═══ Provided data ═══

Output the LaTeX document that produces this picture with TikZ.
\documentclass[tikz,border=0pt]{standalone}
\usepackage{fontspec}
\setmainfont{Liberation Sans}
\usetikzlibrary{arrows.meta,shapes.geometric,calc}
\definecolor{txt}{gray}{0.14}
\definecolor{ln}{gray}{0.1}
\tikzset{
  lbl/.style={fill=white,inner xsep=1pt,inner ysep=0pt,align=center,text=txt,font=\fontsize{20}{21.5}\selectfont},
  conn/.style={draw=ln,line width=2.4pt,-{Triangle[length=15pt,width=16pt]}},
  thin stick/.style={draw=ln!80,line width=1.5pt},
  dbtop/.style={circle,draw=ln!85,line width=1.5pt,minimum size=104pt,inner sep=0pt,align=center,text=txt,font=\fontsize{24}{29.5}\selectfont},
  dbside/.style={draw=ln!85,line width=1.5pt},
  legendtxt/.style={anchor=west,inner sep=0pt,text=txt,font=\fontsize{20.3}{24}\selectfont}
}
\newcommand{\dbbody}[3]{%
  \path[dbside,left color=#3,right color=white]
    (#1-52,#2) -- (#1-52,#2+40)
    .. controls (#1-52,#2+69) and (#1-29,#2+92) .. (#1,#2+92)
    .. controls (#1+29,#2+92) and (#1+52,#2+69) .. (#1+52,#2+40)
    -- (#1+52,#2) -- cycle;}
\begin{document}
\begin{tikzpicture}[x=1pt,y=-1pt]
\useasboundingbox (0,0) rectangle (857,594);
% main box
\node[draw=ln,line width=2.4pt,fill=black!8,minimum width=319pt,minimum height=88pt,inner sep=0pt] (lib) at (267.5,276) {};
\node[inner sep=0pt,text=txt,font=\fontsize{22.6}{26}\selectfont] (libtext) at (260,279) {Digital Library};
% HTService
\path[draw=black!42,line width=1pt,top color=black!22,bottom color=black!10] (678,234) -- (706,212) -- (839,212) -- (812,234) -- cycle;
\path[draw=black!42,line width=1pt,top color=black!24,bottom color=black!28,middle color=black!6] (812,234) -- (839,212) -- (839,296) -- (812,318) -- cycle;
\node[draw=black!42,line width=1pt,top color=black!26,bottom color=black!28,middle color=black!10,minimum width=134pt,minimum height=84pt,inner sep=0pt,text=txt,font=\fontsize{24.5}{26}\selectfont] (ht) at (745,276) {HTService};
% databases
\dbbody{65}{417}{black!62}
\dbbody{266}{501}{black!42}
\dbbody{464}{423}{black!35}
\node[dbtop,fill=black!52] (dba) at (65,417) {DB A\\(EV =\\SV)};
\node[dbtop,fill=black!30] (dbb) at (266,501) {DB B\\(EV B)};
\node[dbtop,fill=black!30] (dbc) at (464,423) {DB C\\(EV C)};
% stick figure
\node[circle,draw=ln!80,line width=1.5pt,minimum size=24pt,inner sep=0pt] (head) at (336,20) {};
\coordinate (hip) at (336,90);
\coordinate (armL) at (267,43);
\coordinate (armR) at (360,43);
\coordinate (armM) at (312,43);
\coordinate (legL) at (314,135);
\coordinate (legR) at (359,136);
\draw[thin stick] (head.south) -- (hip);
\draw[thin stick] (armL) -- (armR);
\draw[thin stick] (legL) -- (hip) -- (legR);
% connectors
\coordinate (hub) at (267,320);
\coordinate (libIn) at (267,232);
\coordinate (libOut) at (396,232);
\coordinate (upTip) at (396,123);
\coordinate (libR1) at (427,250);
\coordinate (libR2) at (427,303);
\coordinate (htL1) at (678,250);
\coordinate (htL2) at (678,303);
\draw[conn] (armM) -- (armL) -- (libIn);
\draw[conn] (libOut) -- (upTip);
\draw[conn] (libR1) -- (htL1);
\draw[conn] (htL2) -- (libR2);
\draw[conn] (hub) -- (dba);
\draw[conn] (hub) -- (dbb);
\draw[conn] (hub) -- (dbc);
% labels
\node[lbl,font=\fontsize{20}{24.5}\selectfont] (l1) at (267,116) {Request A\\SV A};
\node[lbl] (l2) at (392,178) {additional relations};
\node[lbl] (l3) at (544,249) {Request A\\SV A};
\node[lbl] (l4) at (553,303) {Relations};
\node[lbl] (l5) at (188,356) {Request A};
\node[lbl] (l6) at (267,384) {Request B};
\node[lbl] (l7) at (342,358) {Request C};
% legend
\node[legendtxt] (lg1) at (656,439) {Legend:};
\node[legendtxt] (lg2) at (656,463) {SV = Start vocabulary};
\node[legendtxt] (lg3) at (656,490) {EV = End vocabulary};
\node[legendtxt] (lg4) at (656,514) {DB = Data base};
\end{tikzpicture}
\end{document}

═══
═══ Provided data ═══

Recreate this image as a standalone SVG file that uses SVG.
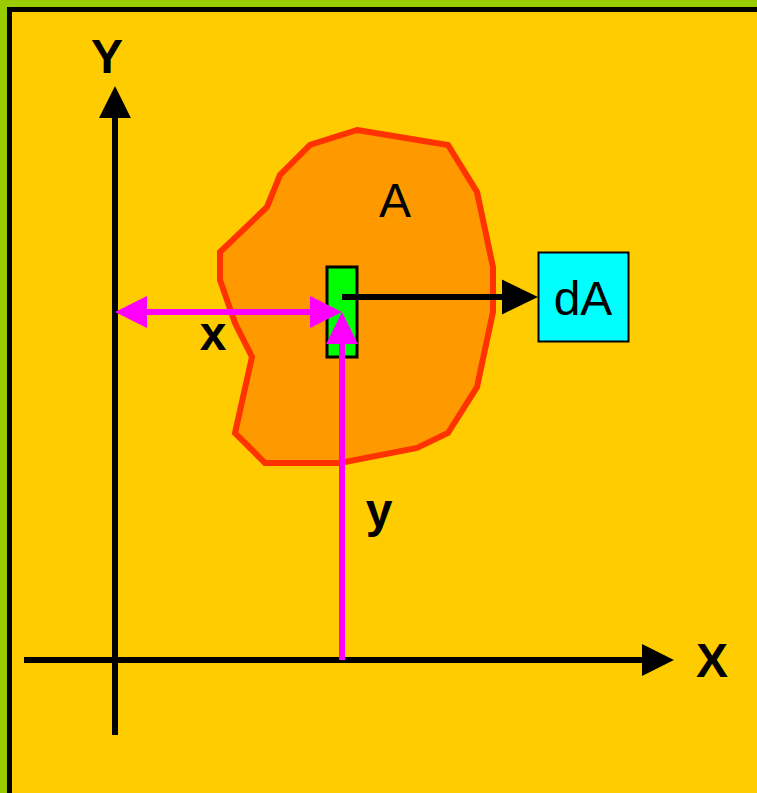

═══
═══ Provided data ═══

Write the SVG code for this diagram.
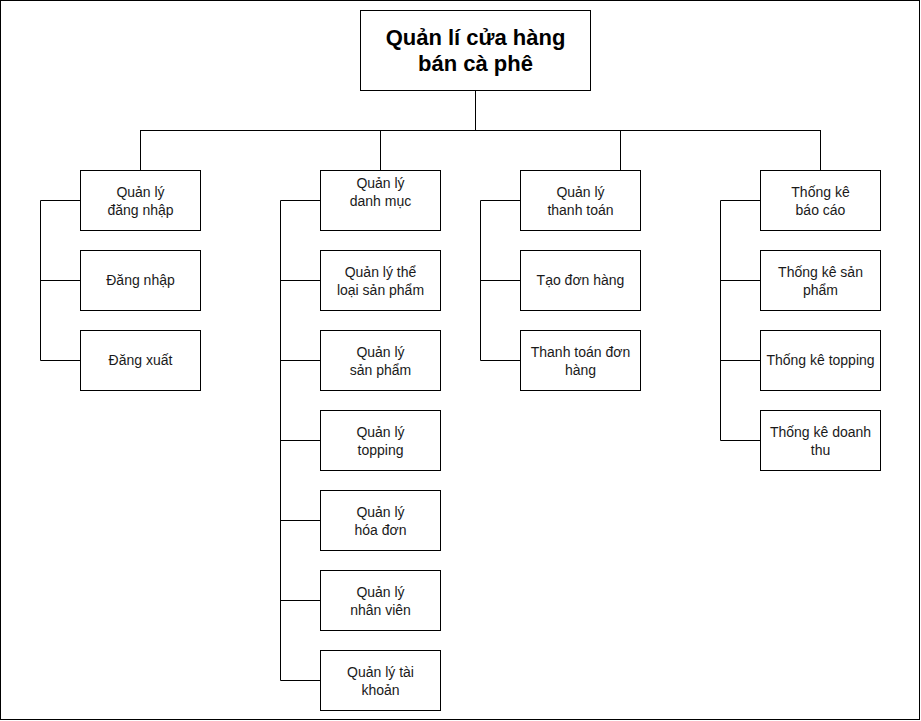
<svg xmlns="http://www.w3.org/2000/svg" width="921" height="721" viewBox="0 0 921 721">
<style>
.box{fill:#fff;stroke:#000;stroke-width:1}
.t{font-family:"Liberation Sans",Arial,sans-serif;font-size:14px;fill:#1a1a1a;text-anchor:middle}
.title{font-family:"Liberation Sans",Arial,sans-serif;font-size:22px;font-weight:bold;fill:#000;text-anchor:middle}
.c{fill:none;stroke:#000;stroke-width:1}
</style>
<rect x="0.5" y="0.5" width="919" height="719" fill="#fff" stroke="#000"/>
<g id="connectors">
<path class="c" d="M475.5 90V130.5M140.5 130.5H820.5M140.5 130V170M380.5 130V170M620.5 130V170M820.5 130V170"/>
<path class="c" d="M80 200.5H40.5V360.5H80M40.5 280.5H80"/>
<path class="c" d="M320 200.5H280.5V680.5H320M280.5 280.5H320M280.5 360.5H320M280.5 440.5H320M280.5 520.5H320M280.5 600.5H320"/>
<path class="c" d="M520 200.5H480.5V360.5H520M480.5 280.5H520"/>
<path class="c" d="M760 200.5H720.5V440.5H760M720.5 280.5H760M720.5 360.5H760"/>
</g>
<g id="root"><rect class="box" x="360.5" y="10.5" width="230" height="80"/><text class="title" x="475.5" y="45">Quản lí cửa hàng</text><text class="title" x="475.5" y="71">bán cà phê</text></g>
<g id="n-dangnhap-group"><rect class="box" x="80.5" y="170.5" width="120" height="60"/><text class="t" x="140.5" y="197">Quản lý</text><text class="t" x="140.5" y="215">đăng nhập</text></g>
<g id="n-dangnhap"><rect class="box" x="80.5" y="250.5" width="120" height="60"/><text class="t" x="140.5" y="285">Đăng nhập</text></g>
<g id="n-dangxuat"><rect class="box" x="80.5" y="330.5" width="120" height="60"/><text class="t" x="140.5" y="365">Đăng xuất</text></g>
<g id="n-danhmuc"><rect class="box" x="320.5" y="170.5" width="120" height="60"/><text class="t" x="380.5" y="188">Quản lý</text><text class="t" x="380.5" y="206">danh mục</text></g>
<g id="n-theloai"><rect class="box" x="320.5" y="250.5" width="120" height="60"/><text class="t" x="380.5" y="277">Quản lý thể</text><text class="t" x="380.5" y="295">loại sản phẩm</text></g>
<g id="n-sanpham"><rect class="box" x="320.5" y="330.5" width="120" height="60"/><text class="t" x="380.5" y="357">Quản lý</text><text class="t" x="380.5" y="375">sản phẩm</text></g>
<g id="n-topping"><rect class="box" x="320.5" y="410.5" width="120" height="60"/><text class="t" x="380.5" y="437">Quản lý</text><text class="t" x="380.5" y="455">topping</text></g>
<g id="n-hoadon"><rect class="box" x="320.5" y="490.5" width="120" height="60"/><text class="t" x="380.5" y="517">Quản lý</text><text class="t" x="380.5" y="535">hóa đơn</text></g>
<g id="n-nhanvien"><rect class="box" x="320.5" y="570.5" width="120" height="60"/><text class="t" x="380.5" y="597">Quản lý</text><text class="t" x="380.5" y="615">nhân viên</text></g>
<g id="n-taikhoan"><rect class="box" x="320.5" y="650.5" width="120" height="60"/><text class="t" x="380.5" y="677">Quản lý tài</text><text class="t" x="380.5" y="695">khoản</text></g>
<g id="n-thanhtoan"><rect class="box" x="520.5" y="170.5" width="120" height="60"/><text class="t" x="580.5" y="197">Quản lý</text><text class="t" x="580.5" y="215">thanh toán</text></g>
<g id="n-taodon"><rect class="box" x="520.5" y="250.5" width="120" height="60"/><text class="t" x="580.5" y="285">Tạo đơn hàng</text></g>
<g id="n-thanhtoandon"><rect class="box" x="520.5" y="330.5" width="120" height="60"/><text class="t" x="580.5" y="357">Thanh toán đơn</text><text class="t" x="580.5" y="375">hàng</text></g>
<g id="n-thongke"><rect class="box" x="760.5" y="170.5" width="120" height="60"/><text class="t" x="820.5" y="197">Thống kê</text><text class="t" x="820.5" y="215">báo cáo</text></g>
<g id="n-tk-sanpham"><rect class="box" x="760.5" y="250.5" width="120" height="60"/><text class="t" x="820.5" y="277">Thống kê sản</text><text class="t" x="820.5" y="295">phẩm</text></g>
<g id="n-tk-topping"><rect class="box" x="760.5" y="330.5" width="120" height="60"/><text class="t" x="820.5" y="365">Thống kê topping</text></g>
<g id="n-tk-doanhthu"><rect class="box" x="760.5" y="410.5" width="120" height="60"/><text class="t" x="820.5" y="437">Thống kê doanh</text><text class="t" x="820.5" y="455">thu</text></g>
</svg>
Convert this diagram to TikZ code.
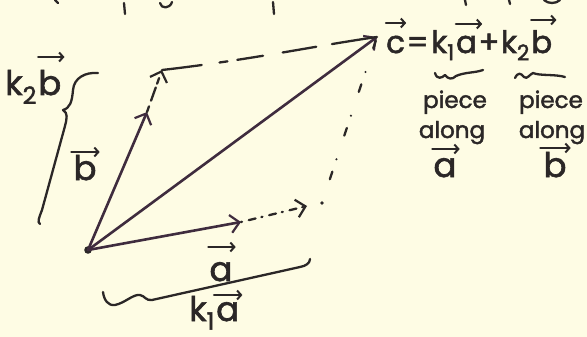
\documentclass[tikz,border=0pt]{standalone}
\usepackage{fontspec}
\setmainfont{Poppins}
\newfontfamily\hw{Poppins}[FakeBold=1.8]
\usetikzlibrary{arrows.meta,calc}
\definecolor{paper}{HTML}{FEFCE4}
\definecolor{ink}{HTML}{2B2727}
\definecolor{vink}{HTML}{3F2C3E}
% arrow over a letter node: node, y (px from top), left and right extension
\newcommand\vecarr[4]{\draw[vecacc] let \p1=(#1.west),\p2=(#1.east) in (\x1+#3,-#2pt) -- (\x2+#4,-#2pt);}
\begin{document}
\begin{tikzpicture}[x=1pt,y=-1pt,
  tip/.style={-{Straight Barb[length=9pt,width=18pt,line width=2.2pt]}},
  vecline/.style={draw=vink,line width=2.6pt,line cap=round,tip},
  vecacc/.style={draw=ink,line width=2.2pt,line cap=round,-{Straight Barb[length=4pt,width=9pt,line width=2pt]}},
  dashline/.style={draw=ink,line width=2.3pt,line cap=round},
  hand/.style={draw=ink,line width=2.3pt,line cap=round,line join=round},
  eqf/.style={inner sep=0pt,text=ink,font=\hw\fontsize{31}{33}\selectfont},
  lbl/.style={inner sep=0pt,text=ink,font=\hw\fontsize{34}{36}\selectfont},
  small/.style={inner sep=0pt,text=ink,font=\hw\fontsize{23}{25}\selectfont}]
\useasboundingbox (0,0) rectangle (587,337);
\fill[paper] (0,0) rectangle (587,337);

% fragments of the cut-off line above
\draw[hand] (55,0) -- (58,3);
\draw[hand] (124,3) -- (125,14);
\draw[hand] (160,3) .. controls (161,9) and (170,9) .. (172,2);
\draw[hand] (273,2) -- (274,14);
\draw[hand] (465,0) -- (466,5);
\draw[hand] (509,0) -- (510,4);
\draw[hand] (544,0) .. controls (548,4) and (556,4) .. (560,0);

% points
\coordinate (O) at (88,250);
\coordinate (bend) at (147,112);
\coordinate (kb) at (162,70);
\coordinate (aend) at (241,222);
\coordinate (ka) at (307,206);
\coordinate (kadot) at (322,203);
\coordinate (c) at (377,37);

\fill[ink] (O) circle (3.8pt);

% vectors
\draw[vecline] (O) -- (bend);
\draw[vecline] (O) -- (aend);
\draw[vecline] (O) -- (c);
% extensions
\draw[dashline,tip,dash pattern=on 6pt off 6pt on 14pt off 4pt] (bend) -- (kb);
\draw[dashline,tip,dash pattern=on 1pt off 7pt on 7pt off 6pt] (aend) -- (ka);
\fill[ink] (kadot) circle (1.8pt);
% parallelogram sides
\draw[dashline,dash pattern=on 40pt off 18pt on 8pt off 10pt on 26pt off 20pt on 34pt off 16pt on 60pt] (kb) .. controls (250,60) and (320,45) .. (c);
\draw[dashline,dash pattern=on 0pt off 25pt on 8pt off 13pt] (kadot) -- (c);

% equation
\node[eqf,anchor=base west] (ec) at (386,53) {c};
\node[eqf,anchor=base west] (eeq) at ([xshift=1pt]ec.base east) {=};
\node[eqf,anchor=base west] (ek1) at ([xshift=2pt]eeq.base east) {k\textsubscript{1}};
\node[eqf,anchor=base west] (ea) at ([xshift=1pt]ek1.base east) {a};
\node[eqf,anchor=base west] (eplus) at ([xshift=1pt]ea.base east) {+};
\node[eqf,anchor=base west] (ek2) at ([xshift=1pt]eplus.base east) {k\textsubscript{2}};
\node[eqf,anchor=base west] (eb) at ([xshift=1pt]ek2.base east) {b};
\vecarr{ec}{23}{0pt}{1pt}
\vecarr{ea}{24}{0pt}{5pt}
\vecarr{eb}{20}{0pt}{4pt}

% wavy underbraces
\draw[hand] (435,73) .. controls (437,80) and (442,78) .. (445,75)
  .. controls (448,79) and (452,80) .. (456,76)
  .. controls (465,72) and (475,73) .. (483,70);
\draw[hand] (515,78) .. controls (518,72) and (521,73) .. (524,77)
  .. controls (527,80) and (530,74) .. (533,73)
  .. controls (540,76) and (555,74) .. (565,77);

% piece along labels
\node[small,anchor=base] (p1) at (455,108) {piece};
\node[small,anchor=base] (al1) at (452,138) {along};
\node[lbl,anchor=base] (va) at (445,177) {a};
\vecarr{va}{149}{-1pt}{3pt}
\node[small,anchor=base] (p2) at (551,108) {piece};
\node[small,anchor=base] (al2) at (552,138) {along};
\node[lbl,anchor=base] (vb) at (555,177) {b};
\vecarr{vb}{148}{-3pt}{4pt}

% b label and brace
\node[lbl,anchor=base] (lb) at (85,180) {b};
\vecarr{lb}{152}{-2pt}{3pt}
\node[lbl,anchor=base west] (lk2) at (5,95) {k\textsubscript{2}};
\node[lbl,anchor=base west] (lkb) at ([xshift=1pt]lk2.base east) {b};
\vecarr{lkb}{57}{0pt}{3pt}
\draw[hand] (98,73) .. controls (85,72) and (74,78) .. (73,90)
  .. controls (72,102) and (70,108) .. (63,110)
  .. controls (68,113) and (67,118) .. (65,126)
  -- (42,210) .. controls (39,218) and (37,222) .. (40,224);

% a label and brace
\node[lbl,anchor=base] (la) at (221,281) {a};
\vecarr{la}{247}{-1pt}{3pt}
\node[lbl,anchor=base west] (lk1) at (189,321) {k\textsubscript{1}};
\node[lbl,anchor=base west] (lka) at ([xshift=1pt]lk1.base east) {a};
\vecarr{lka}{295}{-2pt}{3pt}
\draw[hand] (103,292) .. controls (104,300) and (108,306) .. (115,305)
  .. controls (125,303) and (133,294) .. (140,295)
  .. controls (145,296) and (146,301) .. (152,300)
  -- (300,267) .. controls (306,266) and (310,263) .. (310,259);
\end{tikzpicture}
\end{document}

═══

■ **Task**:
Among the entries above, locate the line with "Convert this diagram to TikZ code." and the line with "(O) circle (3.8pt);". Give those two lines and all lines between them again, exactly, leaving out the pictures.

■ **Final answer**:
Convert this diagram to TikZ code.
\documentclass[tikz,border=0pt]{standalone}
\usepackage{fontspec}
\setmainfont{Poppins}
\newfontfamily\hw{Poppins}[FakeBold=1.8]
\usetikzlibrary{arrows.meta,calc}
\definecolor{paper}{HTML}{FEFCE4}
\definecolor{ink}{HTML}{2B2727}
\definecolor{vink}{HTML}{3F2C3E}
% arrow over a letter node: node, y (px from top), left and right extension
\newcommand\vecarr[4]{\draw[vecacc] let \p1=(#1.west),\p2=(#1.east) in (\x1+#3,-#2pt) -- (\x2+#4,-#2pt);}
\begin{document}
\begin{tikzpicture}[x=1pt,y=-1pt,
  tip/.style={-{Straight Barb[length=9pt,width=18pt,line width=2.2pt]}},
  vecline/.style={draw=vink,line width=2.6pt,line cap=round,tip},
  vecacc/.style={draw=ink,line width=2.2pt,line cap=round,-{Straight Barb[length=4pt,width=9pt,line width=2pt]}},
  dashline/.style={draw=ink,line width=2.3pt,line cap=round},
  hand/.style={draw=ink,line width=2.3pt,line cap=round,line join=round},
  eqf/.style={inner sep=0pt,text=ink,font=\hw\fontsize{31}{33}\selectfont},
  lbl/.style={inner sep=0pt,text=ink,font=\hw\fontsize{34}{36}\selectfont},
  small/.style={inner sep=0pt,text=ink,font=\hw\fontsize{23}{25}\selectfont}]
\useasboundingbox (0,0) rectangle (587,337);
\fill[paper] (0,0) rectangle (587,337);

% fragments of the cut-off line above
\draw[hand] (55,0) -- (58,3);
\draw[hand] (124,3) -- (125,14);
\draw[hand] (160,3) .. controls (161,9) and (170,9) .. (172,2);
\draw[hand] (273,2) -- (274,14);
\draw[hand] (465,0) -- (466,5);
\draw[hand] (509,0) -- (510,4);
\draw[hand] (544,0) .. controls (548,4) and (556,4) .. (560,0);

% points
\coordinate (O) at (88,250);
\coordinate (bend) at (147,112);
\coordinate (kb) at (162,70);
\coordinate (aend) at (241,222);
\coordinate (ka) at (307,206);
\coordinate (kadot) at (322,203);
\coordinate (c) at (377,37);

\fill[ink] (O) circle (3.8pt);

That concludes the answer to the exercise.